Options to consider for a leased vehicle in a divorce
When dealing with a leased vehicle in a divorce, there are a few options to consider. Some possibilities that you may want to explore are:
- Buyout the lease: If the leased vehicle is considered marital property, you and your spouse can choose to buy out the lease and keep the vehicle. This route can be a good option if both of you want to continue driving the car or if one of you needs a new car. Keep in mind that this option may come with additional fees and costs.
- Sell the vehicle: If neither you nor your spouse wants to keep the leased vehicle, you can choose to sell it and split the profits. You’ll need to check with your leasing company to see if there are any penalties for ending the lease early, but this can be a good way to get some cash back from a vehicle you no longer need.
- Return the vehicle: Depending on where you are in the lease term, you may be able to return the vehicle to the leasing company and walk away without any further obligations. You may need to pay some fees or penalties for ending the lease early, but this might still be the best financial choice if neither you nor your spouse wants to keep the vehicle.

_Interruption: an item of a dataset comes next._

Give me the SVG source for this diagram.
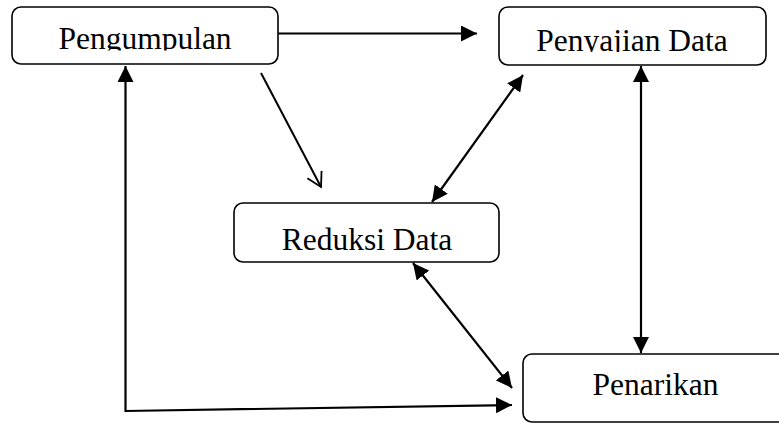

- Assign the lease: If one spouse wants to keep the leased vehicle but can’t afford the buyout, you can choose to assign the lease to that person. This option means they will take over the lease payments and responsibilities for the remainder of the lease term. Keep in mind that this option will need to be approved by the leasing company and may come with some fees.
Regardless of which option you choose, it’s important to consider the financial implications. You’ll need to consider who will be responsible for the lease payments, insurance, and any upgrade packages you may have added to the vehicle. A financial advisor or divorce attorney can help advise you on the best decision for your specific situation.